Sneakersnstuff Reveals Collaboration With The adidas Consortium 4D
In conjunction with adidas Consortium, world renowned sneaker shop Sneakersnstuff is ready to release its own take on the highly sought after 4D technology. Utilizing the Carbon’s Digital Light Synthesis technology, this finely crafted offering redefines the relationship between craftsmanship, athlete-driven data, and sporting excellence.
3D printing has previously been used mostly to prototype products in development before they were produced with traditional manufacturing techniques. 3D printers are generally not designed for manufacturing scale. Prints are often painfully slow, require wasteful part supports that are ultimately thrown in the trash, and use materials that are vastly inferior to those used for production, resulting in weak and brittle parts. For adidas, the 3D printing industry lacked the production-grade elastomers needed for a demanding athletic footwear application. As a result, while adidas could 3D print prototypes of their midsoles, the final midsole design was still constrained by the ultimate production process, i.e. injection and compression molding. To overcome this constraint and 3D print final midsoles, adidas turned to Carbon’s Digital Light Synthesis technology, its factory-ready 3D printing method, and its high-performance materials to design and directly produce the next generation of athletic footwear. A trailblazing partnership had been forged.

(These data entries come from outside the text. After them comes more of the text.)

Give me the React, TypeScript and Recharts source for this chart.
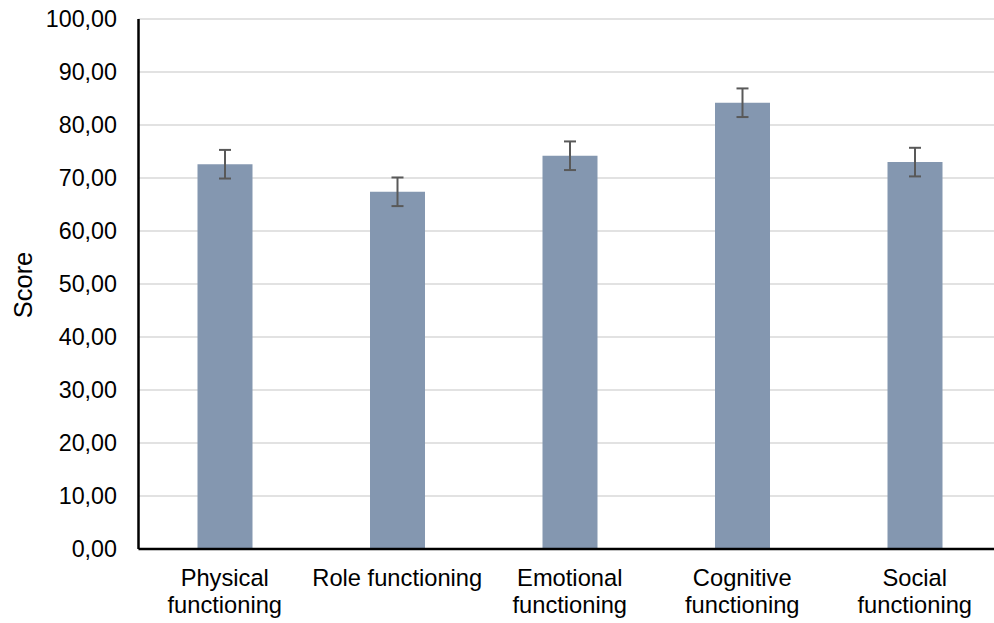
import { BarChart, Bar, XAxis, YAxis, CartesianGrid, ErrorBar, Label } from "recharts";

const categories = [
  "Physical\nfunctioning",
  "Role functioning",
  "Emotional\nfunctioning",
  "Cognitive\nfunctioning",
  "Social\nfunctioning",
];
const scores = [72.6, 67.4, 74.2, 84.2, 73.0];
const errors = [2.7, 2.7, 2.7, 2.7, 2.7];
const yTicks = [0, 10, 20, 30, 40, 50, 60, 70, 80, 90, 100];

const data = categories.map((name, i) => ({
  name,
  score: scores[i],
  err: errors[i],
}));

const FONT = "'Liberation Sans', Arial, sans-serif";

const CategoryTick = ({ x, y, payload }: any) => {
  const lines = String(payload.value).split("\n");
  return (
    <text x={x} y={y} textAnchor="middle" fill="#000" fontFamily={FONT} fontSize={23.7}>
      {lines.map((line, i) => (
        <tspan key={i} x={x} dy={i === 0 ? 37 : 26.5}>
          {line}
        </tspan>
      ))}
    </text>
  );
};

const ScoreLabel = () => (
  <text
    x={32}
    y={285}
    transform="rotate(-90 32 285)"
    textAnchor="middle"
    fill="#000"
    fontFamily={FONT}
    fontSize={25.5}
  >
    Score
  </text>
);

export default function App() {
  return (
    <div
      style={{
        position: "absolute",
        left: 0,
        top: 0,
        width: 994,
        height: 623,
        overflow: "hidden",
        background: "#fff",
      }}
    >
      <BarChart
        width={1010}
        height={623}
        data={data}
        margin={{ top: 19, right: 9, left: 0, bottom: 0 }}
      >
        <CartesianGrid vertical={false} stroke="#D9D9D9" strokeWidth={1.5} />
        <XAxis
          dataKey="name"
          height={74}
          axisLine={{ stroke: "#000", strokeWidth: 2.5 }}
          tickLine={false}
          tickSize={0}
          tickMargin={0}
          interval={0}
          tick={<CategoryTick />}
        />
        <YAxis
          width={138.5}
          domain={[0, 100]}
          ticks={yTicks}
          interval={0}
          axisLine={{ stroke: "#000", strokeWidth: 2.5 }}
          tickLine={false}
          tickSize={0}
          tickMargin={21.5}
          tick={{ fill: "#000", fontFamily: FONT, fontSize: 23.3 }}
          tickFormatter={(v: number) => v.toFixed(2).replace(".", ",")}
        >
          <Label content={<ScoreLabel />} />
        </YAxis>
        <Bar dataKey="score" fill="#8497B0" barSize={55} isAnimationActive={false}>
          <ErrorBar dataKey="err" width={6} stroke="#595959" strokeWidth={2} />
        </Bar>
      </BarChart>
    </div>
  );
}
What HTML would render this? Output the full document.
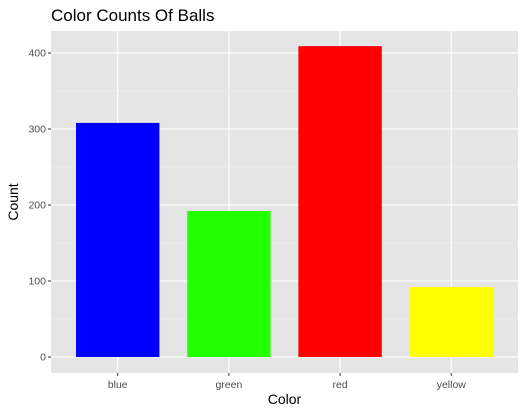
<!DOCTYPE html>
<html><head><meta charset="utf-8"><style>
body{margin:0;background:#fff;font-family:"Liberation Sans",sans-serif;}
</style></head><body>
<svg id="chart" width="525" height="415" xmlns="http://www.w3.org/2000/svg">
<text x="51" y="21" font-size="17" fill="#000">Color Counts Of Balls</text>
<rect x="51" y="31" width="467" height="342" fill="#e5e5e5"/>
<g id="grid"></g><g id="bars"></g><g id="axes"></g>
<text x="284.5" y="404" font-size="14" text-anchor="middle">Color</text>
<text transform="translate(18,202) rotate(-90)" font-size="14" text-anchor="middle">Count</text>
</svg>
<script>
const categories=["blue","green","red","yellow"];
const counts=[308,192,409,92];
const barColors=["#0000ff","#22ff00","#ff0000","#ffff00"];
const yTicks=[0,100,200,300,400];
const NS="http://www.w3.org/2000/svg";
const px0=51,px1=518,py0=357,pyScale=0.76;
const band=(px1-px0)/(categories.length+0.2);
function x(i){return px0+band*(i+0.6);}
function y(v){return py0-v*pyScale;}
function mk(t,a,p){const e=document.createElementNS(NS,t);for(const k in a)e.setAttribute(k,a[k]);document.getElementById(p).appendChild(e);return e;}
// minor gridlines
for(let i=0;i<yTicks.length-1;i++){const v=(yTicks[i]+yTicks[i+1])/2;
 const l=mk('line',{x1:px0,x2:px1,y1:y(v),y2:y(v),stroke:'#f2f2f2','stroke-width':0.6},'grid');
 
 }
yTicks.forEach(v=>{
 const l=mk('line',{x1:px0,x2:px1,y1:y(v),y2:y(v),stroke:'#fff','stroke-width':1.1},'grid');
 
 
 const t=mk('line',{x1:px0-3,x2:px0,y1:y(v),y2:y(v),stroke:'#333','stroke-width':1},'axes');
 
 
 const tx=mk('text',{x:px0-5,y:y(v)+3.5,'font-size':10.5,fill:'#4d4d4d','text-anchor':'end'},'axes');
 tx.textContent=v;
 
 
});
categories.forEach((c,i)=>{
 const g=mk('line',{x1:x(i),x2:x(i),y1:31,y2:373,stroke:'#fff','stroke-width':1.1},'grid');
 
 
 const w=band*0.75;
 const b=mk('rect',{x:x(i)-w/2,y:y(counts[i]),width:w,height:y(0)-y(counts[i]),fill:barColors[i]},'bars');
 
 
 const t=mk('line',{x1:x(i),x2:x(i),y1:373,y2:376,stroke:'#333','stroke-width':1},'axes');
 
 
 const tx=mk('text',{x:x(i),y:388,'font-size':10.5,fill:'#4d4d4d','text-anchor':'middle'},'axes');
 tx.textContent=c;
 
 
});
</script>
</body></html>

Carbon’s rapid product development process enabled adidas to iterate over 50 different lattices for the midsole before landing on the current design. Traditionally, product development has followed four steps: design, prototyping, tooling, and production. This process is so slow that many product development programs can only afford three to five redesign cycles before finalizing the design, constraining the product team’s innovation. The Carbon-adidas collaboration made ten times as many iterations possible! Further, each iteration was produced with the same process and material as the ultimate product.
Having developed production ready printers and materials, Carbon was finally obliterating the barriers to using 3D printing for manufacturing real products at scale. Leveraging Carbon programmable liquid resin platform that uses light to set the shape and heat to set the mechanical properties, the Carbon team developed a proprietary print strategy for midsoles that enables printing with essentially zero support material. This not only saves on raw material costs, but also dramatically reduces manual post-processing steps of traditional additive manufacturing.
Moving quickly and gathering feedback with every iteration, the Carbon team developed a revolutionary elastic material for the Futurecraft 4D midsole. adidas needed to 3D print lattices in a stiff but resilient elastomer to create a high performance midsole with excellent energy return. Carbon’s EPU 40 was the only 3D printable material that came close to the requirements for this application. the Carbon team iterated over 150 different material formulations to achieve the desired mechanical properties.
Boasting a very similar silhouette to the Futurecraft 4D, this new take on the 4D-printed sneaker trend ushers in a Maroon/Nobind/Aergrn-colored upper that sits atop the usual Ash Green printed sole that combines with a Continental outsole for extra durability. In customary Consortium fashion, adidas and SNS share responsibility on the sneaker’s tongue tabs, with the former being planted on the left and the latter on the right. This SNS-exclusive Consortium collaboration sneaker is priced at $449 USD.